Since the global food crisis of 2008, there has been a massive wave of private sector investment in agriculture. More money flowing into agriculture means more innovation and modernisation, more jobs and more food for a hungry planet, say the G8, the World Bank and corporate investors themselves.
But does it?
Looking at the investments made by Indian billionaire Chinnakannan Sivasankaran – one of the most active private sector players in the global rush to acquire farmland – a worrying picture emerges of what happens when speculative finance starts flowing into food production.
Since 2008, the Siva Group and its myriad subsidiaries have acquired stakes in around a million hectares of land in the Americas, Africa and Asia, primarily for oil palm plantations. On paper, he's now one of the world's largest farmland holders.

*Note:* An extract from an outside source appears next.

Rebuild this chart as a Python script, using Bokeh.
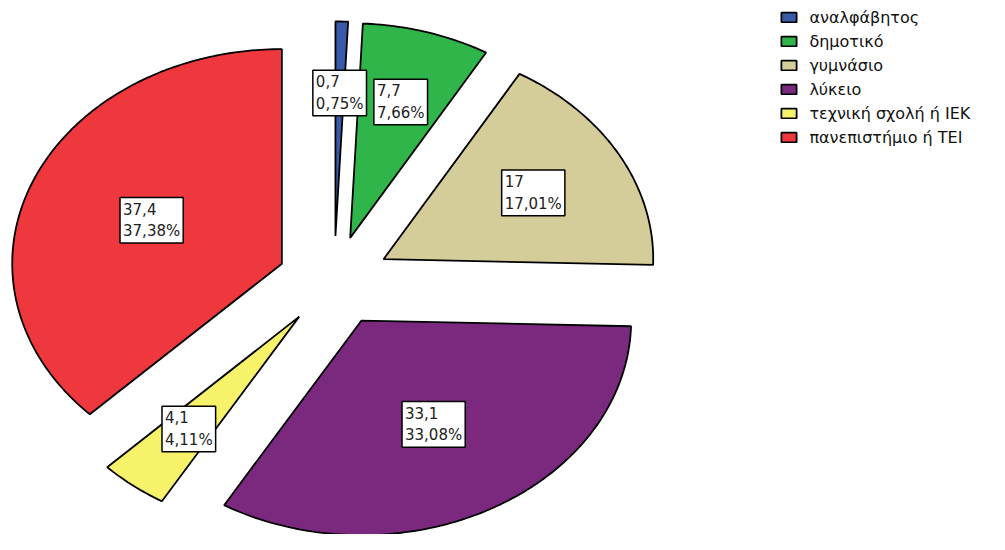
import numpy as np
from bokeh.plotting import figure
from bokeh.models import ColumnDataSource, Range1d, Legend, LegendItem
from bokeh.core.properties import value
from bokeh.embed import file_html
from bokeh.resources import INLINE

# ---- data -------------------------------------------------------------
categories = ["αναλφάβητος", "δημοτικό", "γυμνάσιο", "λύκειο",
              "τεχνική σχολή ή ΙΕΚ", "πανεπιστήμιο ή ΤΕΙ"]
values = [0.7, 7.7, 17.0, 33.1, 4.1, 37.4]
percents = [0.75, 7.66, 17.01, 33.08, 4.11, 37.38]
colors = ["#3a5aa9", "#2fb54a", "#d5cd99", "#7b287f", "#f6f36b", "#ef373e"]

# ---- layout constants -------------------------------------------------
W, H = 989, 534
SX, SY = W / 1005, H / 550   # scale from reference canvas to plot
CX, CY = 339 * SX, 289 * SY  # pie centre in px (from top-left)
RX, RY = 274 * SX, 221 * SY  # pie radii in px (elliptical pie)
EXPLODE = 0.21               # explode distance as fraction of radius

p = figure(width=W, height=H, output_backend="svg", toolbar_location=None,
           x_range=Range1d(-CX / RX, (W - CX) / RX),
           y_range=Range1d(-(H - CY) / RY, CY / RY),
           x_axis_location=None, y_axis_location=None,
           min_border=0, outline_line_color=None)
p.grid.visible = False

pct = np.array(percents, dtype=float)
frac = pct / pct.sum()
ends = 2 * np.pi * np.cumsum(frac)
starts = ends - 2 * np.pi * frac
mids = (starts + ends) / 2

xs, ys, lx, ly, texts = [], [], [], [], []
for s, e, m, v, pc in zip(starts, ends, mids, values, percents):
    ox, oy = EXPLODE * np.sin(m), EXPLODE * np.cos(m)
    n = max(4, int((e - s) / (2 * np.pi) * 400))
    t = np.linspace(s, e, n)
    xs.append(np.concatenate([[ox], ox + np.sin(t)]).tolist())
    ys.append(np.concatenate([[oy], oy + np.cos(t)]).tolist())
    half = (e - s) / 2
    rc = 2 * np.sin(half) / (3 * half)
    lx.append(ox + rc * np.sin(m))
    ly.append(oy + rc * np.cos(m))
    vtxt = f"{v:g}".replace(".", ",")
    ptxt = f"{pc:.2f}".replace(".", ",") + "%"
    texts.append(vtxt + "\n" + ptxt)

src = ColumnDataSource(dict(xs=xs, ys=ys, color=colors, cat=categories))
r = p.patches("xs", "ys", source=src, fill_color="color",
              line_color="black", line_width=1.8)

lsrc = ColumnDataSource(dict(x=lx, y=ly, text=texts))
p.text("x", "y", text="text", source=lsrc, text_align="left",
       text_baseline="middle", anchor="center",
       text_font=value("DejaVu Sans"), text_font_size="15px",
       text_color="#222222", text_line_height=1.2,
       padding=3, background_fill_color="white",
       border_line_color="black", border_line_width=1.5)

row_h = 25 * SY
legend = Legend(items=[LegendItem(label=c, renderers=[r], index=i)
                       for i, c in enumerate(categories)],
                location=(792 * SX, H - (19 * SY - row_h / 2) - 6 * row_h + 5),
                orientation="vertical",
                glyph_width=19, glyph_height=12, label_standoff=11,
                label_height=int(row_h) - 5, spacing=5, padding=0, margin=0,
                border_line_color=None, background_fill_alpha=0,
                label_text_font="DejaVu Sans", label_text_font_size="16px",
                label_text_color="#111111")
p.add_layout(legend)

open("out.html", "w").write(file_html(p, INLINE))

A new wave of investment threatens to push peasant farmers off the land and erode food sovereignty. But Sivasankaran's also a land grabber and tax avoider. Like the majority of transnational investors in agriculture, his investments are channeled through a web of shell companies based in offshore tax havens. The companies he holds shares in are engaged in dubious land deals and kick back schemes, and seem more concerned with funnelling generous payments into the pockets of their directors than with producing food.
The alarming side effect of this type of investment is the commodification of land and the marginalisation of communities that rely on it. Wherever the Siva Group and its like go, they secure title to vast parcels of land by any means necessary – often without the meaningful consent of the affected communities. They then leverage these landholdings for cash and credit to turn still more deals.
Governments have so far done little, if anything to protect their people from this new wave of predatory investment. Their efforts have focussed more on providing investors with safeguards and incentives, while proposing only voluntary guidelines to keep corporate responsibility in check. The door is thus wide open for financial players like Sivasankaran to grab lands and make quick profits, undermining food systems and the livelihoods of farmers in the process.
PLAYING THE COMMODITIES SUPERCYCLE
Sivasankaran made his fortune, estimated at US$4 billion, from mobile phone networks, broadband internet services, and sales of discounted PCs in India. But these days he's more concerned with commodities.
He believes in a commodities supercycle, in which population and economic growth will drive increasing demand for natural resources and agricultural commodities, pushing up global prices. And he thinks Africa will be the main source of raw and processed materials to feed this growing demand. So that's where he's pouring most of his money – buying up shipping lines, oil and gas reserves, mines and plantations.1 [2]
When it comes to agriculture, Sivasankaran's bought up olive farms in Argentina's Catamarca Province and started contract gherkin production in India, but his main focus is palm oil.2 [3] As the world's cheapest vegetable oil, it is always in high demand to produce such things as processed foods, cosmetics and biofuels. Demand is particularly strong in Sivasankaran's home country, India, which, in a mere decade and a half, has gone from being a marginal consumer to the world's largest palm oil market.3 [4]
Sivasankaran began investing in oil palm plantations shortly after the food price crisis of 2007-8. He started by buying shares in several Indian vegetable oil processing companies, like Ruchi Soya and KS Oils, that were making forays into oil palm plantations. Then he set up his own oil palm company and got decidedly more involved.